Data lines —
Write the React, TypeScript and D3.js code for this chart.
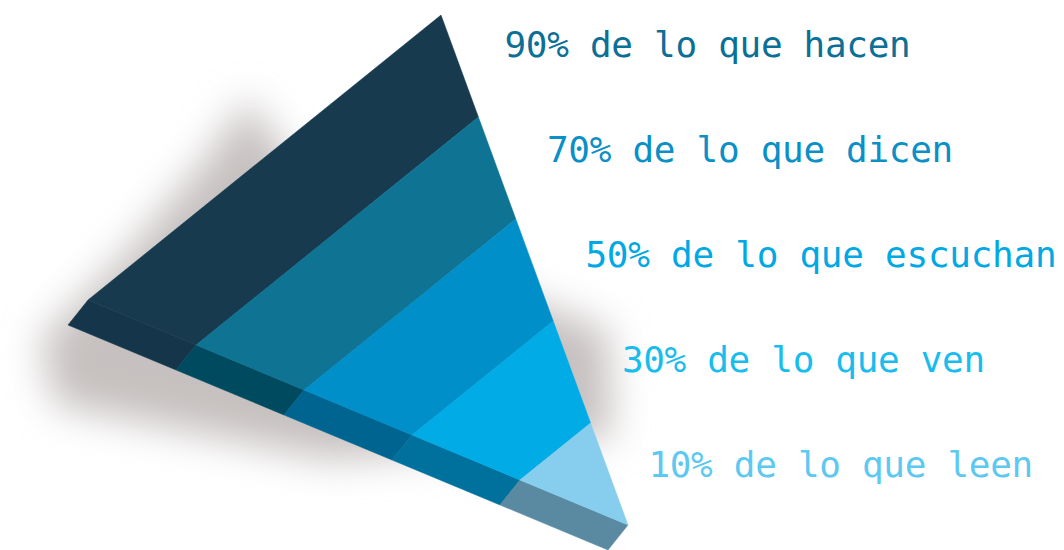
import React from "react";
import * as d3 from "d3";

// ---- data ----
const percents = [90, 70, 50, 30, 10];
const phrases = ["de lo que hacen", "de lo que dicen", "de lo que escuchan", "de lo que ven", "de lo que leen"];
const topColors = ["#173A4E", "#0F7393", "#008FC8", "#00ABE6", "#87CEEE"];
const sideColors = ["#15364A", "#004A5F", "#006490", "#00709C", "#5A8AA2"];
const textColors = ["#0B6F96", "#0A8FC6", "#00A9E3", "#18BDED", "#5DC9F0"];

const W = 1064;
const H = 550;

type P = [number, number];
const A: P = [441, 15]; // top apex
const L: P = [88, 300]; // left corner
const T: P = [628, 525]; // right tip
const OFF: P = [-20, 25]; // extrusion of the front face

const lerp = (p: P, q: P, t: number): P => [p[0] + (q[0] - p[0]) * t, p[1] + (q[1] - p[1]) * t];
const add = (p: P, o: P): P => [p[0] + o[0], p[1] + o[1]];

export default function App() {
  const n = percents.length;
  const band = d3.scaleLinear().domain([0, n]).range([0, 1]);
  const line = d3.line<P>();
  const poly = (pts: P[]) => (line(pts) as string) + "Z";

  const rowY = d3.scaleLinear().domain([0, n - 1]).range([57, 477]);
  const xNudge = [0, 4, 4, 2, -10];

  const shadowPts: P[] = [
    [248, 98], [205, 160], [120, 260], [40, 340], [55, 405], [330, 460], [612, 438], [608, 330], [420, 260], [300, 175],
  ];

  return (
    <svg width={W} height={H} viewBox={`0 0 ${W} ${H}`} style={{ display: "block", position: "absolute", left: 0, top: 0 }}>
      <defs>
        <filter id="blur" x="-50%" y="-50%" width="200%" height="200%">
          <feGaussianBlur stdDeviation="19" />
        </filter>
      </defs>
      <rect width={W} height={H} fill="#ffffff" />
      <path d={poly(shadowPts)} fill="#c6c1c0" filter="url(#blur)" />
      {percents.map((_, i) => {
        const t0 = band(i);
        const t1 = band(i + 1);
        const l0 = lerp(L, T, t0);
        const l1 = lerp(L, T, t1);
        return (
          <path key={"s" + i} d={poly([l0, l1, add(l1, OFF), add(l0, OFF)])} fill={sideColors[i]} stroke={sideColors[i]} strokeWidth={0.5} />
        );
      })}
      {percents.map((_, i) => {
        const t0 = band(i);
        const t1 = band(i + 1);
        const pts: P[] = [lerp(A, T, t0), lerp(A, T, t1), lerp(L, T, t1), lerp(L, T, t0)];
        return <path key={"t" + i} d={poly(pts)} fill={topColors[i]} stroke={topColors[i]} strokeWidth={0.5} />;
      })}
      {percents.map((p, i) => {
        const y = rowY(i);
        const edgeT = (y - A[1]) / (T[1] - A[1]);
        const x = lerp(A, T, edgeT)[0] + 48 + xNudge[i];
        const label = `${p}% ${phrases[i]}`;
        return (
          <text
            key={"l" + i}
            x={x}
            y={y}
            fill={textColors[i]}
            fontFamily="'DejaVu Sans Mono', monospace"
            fontSize={36}
            textLength={label.length * 21.6 - 4}
            lengthAdjust="spacing"
          >
            {label}
          </text>
        );
      })}
    </svg>
  );
}
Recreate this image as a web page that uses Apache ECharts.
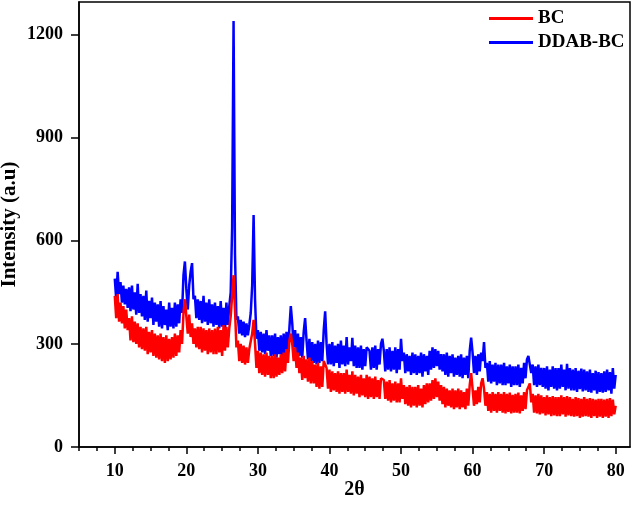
<!DOCTYPE html>
<html>
<head>
<meta charset="utf-8">
<script src="https://cdn.jsdelivr.net/npm/echarts@6/dist/echarts.min.js"></script>
<style>
  html, body { margin: 0; padding: 0; background: #fff; }
  #chart { width: 633px; height: 505px; }
</style>
</head>
<body>
<div id="chart"></div>
<script>
// 2θ grid: 10 → 80 in 0.2° steps (351 points)
const angleStart = 10
const angleStep = 0.2

const seriesNames = ['BC', 'DDAB-BC']

// DDAB-BC intensity, rows of 2°
const ddabBc = [
  490, 430, 510, 445, 480, 420, 470, 415, 460, 405,
  465, 395, 470, 400, 450, 385, 475, 390, 445, 380,
  440, 370, 455, 365, 425, 375, 435, 355, 420, 365,
  415, 350, 425, 345, 410, 355, 400, 340, 420, 350,
  405, 345, 420, 350, 415, 360, 430, 390, 500, 540,
  460, 400, 470, 510, 535, 430, 440, 375, 430, 370,
  425, 360, 440, 365, 420, 355, 430, 360, 415, 350,
  420, 355, 410, 345, 425, 350, 405, 340, 420, 355,
  410, 450, 640, 1240, 560, 370, 380, 330, 370, 325,
  365, 320, 360, 325, 355, 390, 470, 675, 430, 315,
  340, 280, 335, 275, 330, 270, 340, 280, 325, 265,
  325, 265, 330, 260, 320, 270, 325, 255, 330, 265,
  335, 275, 345, 410, 360, 290, 340, 270, 330, 265,
  320, 260, 335, 375, 310, 255, 315, 250, 305, 245,
  300, 240, 310, 245, 305, 250, 340, 395, 300, 240,
  300, 240, 305, 235, 295, 245, 300, 230, 310, 240,
  295, 235, 320, 240, 290, 250, 318, 235, 295, 230,
  290, 230, 295, 225, 285, 235, 290, 288, 280, 225,
  290, 230, 295, 225, 285, 240, 300, 315, 280, 220,
  285, 225, 290, 220, 280, 225, 290, 215, 285, 225,
  315, 250, 275, 215, 270, 220, 265, 210, 275, 215,
  270, 210, 265, 215, 275, 205, 270, 220, 265, 210,
  280, 225, 290, 230, 285, 235, 280, 225, 270, 220,
  270, 210, 275, 205, 265, 215, 270, 205, 260, 210,
  265, 205, 270, 200, 260, 210, 265, 200, 280, 318,
  275, 215, 265, 210, 270, 220, 275, 250, 305, 230,
  245, 190, 250, 185, 240, 190, 245, 180, 240, 185,
  240, 180, 245, 180, 235, 185, 240, 175, 235, 180,
  235, 180, 240, 175, 230, 185, 245, 200, 255, 265,
  262, 215, 240, 180, 235, 175, 240, 180, 230, 175,
  230, 170, 235, 165, 225, 175, 235, 170, 230, 165,
  230, 170, 240, 175, 225, 165, 242, 170, 230, 165,
  225, 165, 230, 160, 222, 168, 228, 162, 225, 165,
  220, 160, 225, 158, 215, 165, 222, 155, 218, 160,
  215, 158, 220, 160, 225, 165, 218, 155, 230, 170,
  210
]

// BC intensity, rows of 2°
const bc = [
  440, 375, 445, 365, 420, 360, 410, 345, 400, 340,
  375, 310, 380, 305, 365, 300, 360, 290, 350, 285,
  345, 280, 350, 270, 335, 275, 340, 265, 330, 260,
  325, 255, 330, 250, 320, 245, 325, 250, 315, 255,
  320, 260, 330, 265, 325, 275, 340, 300, 390, 430,
  380, 330, 385, 320, 360, 300, 345, 290, 350, 285,
  350, 275, 345, 280, 340, 270, 345, 275, 340, 270,
  345, 270, 350, 275, 340, 265, 355, 280, 350, 290,
  345, 380, 440, 500, 400, 290, 310, 250, 300, 245,
  295, 240, 290, 245, 285, 290, 330, 370, 300, 230,
  280, 215, 275, 210, 270, 205, 275, 210, 265, 200,
  265, 200, 270, 205, 260, 210, 270, 215, 275, 220,
  285, 245, 310, 330, 300, 250, 290, 230, 275, 215,
  260, 195, 265, 200, 255, 190, 260, 185, 250, 185,
  240, 175, 245, 170, 235, 175, 250, 240, 230, 170,
  225, 160, 220, 165, 215, 160, 220, 155, 215, 160,
  215, 155, 225, 160, 210, 155, 220, 150, 210, 155,
  205, 145, 210, 150, 200, 145, 210, 140, 205, 145,
  200, 140, 205, 145, 195, 140, 200, 195, 195, 140,
  190, 135, 195, 130, 185, 135, 190, 130, 185, 130,
  200, 140, 180, 125, 175, 120, 180, 115, 175, 120,
  175, 115, 180, 120, 170, 115, 180, 125, 185, 130,
  185, 135, 195, 140, 200, 145, 190, 135, 180, 125,
  175, 115, 170, 120, 165, 115, 170, 110, 165, 115,
  170, 110, 165, 115, 160, 110, 170, 120, 180, 215,
  170, 120, 165, 125, 175, 130, 185, 200, 170, 120,
  160, 105, 155, 100, 160, 105, 155, 100, 160, 105,
  155, 100, 160, 98, 155, 102, 158, 98, 152, 100,
  155, 100, 158, 98, 150, 105, 160, 110, 165, 175,
  185, 130, 155, 100, 150, 98, 155, 95, 150, 98,
  145, 92, 150, 95, 145, 90, 148, 92, 145, 90,
  145, 90, 150, 95, 145, 88, 148, 92, 145, 90,
  140, 88, 145, 90, 142, 85, 140, 88, 145, 90,
  140, 88, 142, 85, 140, 90, 138, 85, 140, 88,
  140, 85, 138, 88, 140, 85, 142, 90, 138, 95,
  120
]

const xMajorTicks = [10, 20, 30, 40, 50, 60, 70, 80]
const xMinorTicks = [5, 7.5, 12.5, 15, 17.5, 22.5, 25, 27.5, 32.5, 35, 37.5, 42.5, 45, 47.5,
  52.5, 55, 57.5, 62.5, 65, 67.5, 72.5, 75, 77.5]
const yTicks = [0, 300, 600, 900, 1200]

const font = 'Liberation Serif'

function toPairs(values) {
  return values.map((v, i) => [+(angleStart + i * angleStep).toFixed(1), v])
}

const chart = echarts.init(document.getElementById('chart'))

const axisLine = { show: true, lineStyle: { color: '#000', width: 1.5 } }
const labelStyle = { fontFamily: font, fontWeight: 'bold', fontSize: 18, color: '#000' }

chart.setOption({
  animation: false,
  backgroundColor: '#fff',
  grid: {
    left: 79, right: 3, top: 2, bottom: 58,
    containLabel: false,
    outerBoundsMode: 'none',
    show: true, borderColor: '#000', borderWidth: 1.5, backgroundColor: 'transparent'
  },
  legend: {
    data: seriesNames,
    orient: 'vertical',
    left: 489,
    top: 9,
    padding: 0,
    itemWidth: 44,
    itemHeight: 3,
    itemGap: 5,
    icon: 'rect',
    textStyle: { fontFamily: font, fontWeight: 'bold', fontSize: 19, color: '#000' }
  },
  xAxis: [
    {
      type: 'value',
      min: 5,
      max: 82,
      name: '2θ',
      nameLocation: 'middle',
      nameGap: 33,
      nameMoveOverlap: false,
      nameTextStyle: { fontFamily: font, fontWeight: 'bold', fontSize: 20, color: '#000' },
      axisLine: axisLine,
      axisTick: { show: true, length: 7, lineStyle: { color: '#000', width: 1.5 }, customValues: xMajorTicks },
      axisLabel: Object.assign({ customValues: xMajorTicks, margin: 15 }, labelStyle),
      splitLine: { show: false }
    },
    {
      type: 'value',
      position: 'bottom',
      min: 5,
      max: 82,
      axisLine: { show: false },
      axisTick: { show: true, length: 4, lineStyle: { color: '#000', width: 1.5 }, customValues: xMinorTicks },
      axisLabel: { show: false },
      splitLine: { show: false }
    }
  ],
  yAxis: {
    type: 'value',
    min: 0,
    max: 1295,
    name: 'Intensity (a.u)',
    nameLocation: 'middle',
    nameGap: 59,
    nameMoveOverlap: false,
    nameTextStyle: { fontFamily: font, fontWeight: 'bold', fontSize: 21, color: '#000' },
    axisLine: axisLine,
    axisTick: { show: true, length: 8, lineStyle: { color: '#000', width: 1.5 }, customValues: yTicks },
    axisLabel: Object.assign({ customValues: yTicks, margin: 16, formatter: v => String(v) }, labelStyle),
    splitLine: { show: false }
  },
  series: [
    {
      name: 'DDAB-BC',
      type: 'line',
      data: toPairs(ddabBc),
      showSymbol: false,
      symbol: 'none',
      color: '#0000ff',
      lineStyle: { color: '#0000ff', width: 2.5 }
    },
    {
      name: 'BC',
      type: 'line',
      data: toPairs(bc),
      showSymbol: false,
      symbol: 'none',
      color: '#ff0000',
      lineStyle: { color: '#ff0000', width: 2.5 }
    }
  ]
})
</script>
</body>
</html>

Problem details —
Pictures should be left out. Retype only the run of lines from the line containing "Recreate this image" to the line containing "const seriesNames = ['BC', 'DDAB-BC']", inclusive.

Answer to this exercise —
Recreate this image as a web page that uses Apache ECharts.
<!DOCTYPE html>
<html>
<head>
<meta charset="utf-8">
<script src="https://cdn.jsdelivr.net/npm/echarts@6/dist/echarts.min.js"></script>
<style>
  html, body { margin: 0; padding: 0; background: #fff; }
  #chart { width: 633px; height: 505px; }
</style>
</head>
<body>
<div id="chart"></div>
<script>
// 2θ grid: 10 → 80 in 0.2° steps (351 points)
const angleStart = 10
const angleStep = 0.2

const seriesNames = ['BC', 'DDAB-BC']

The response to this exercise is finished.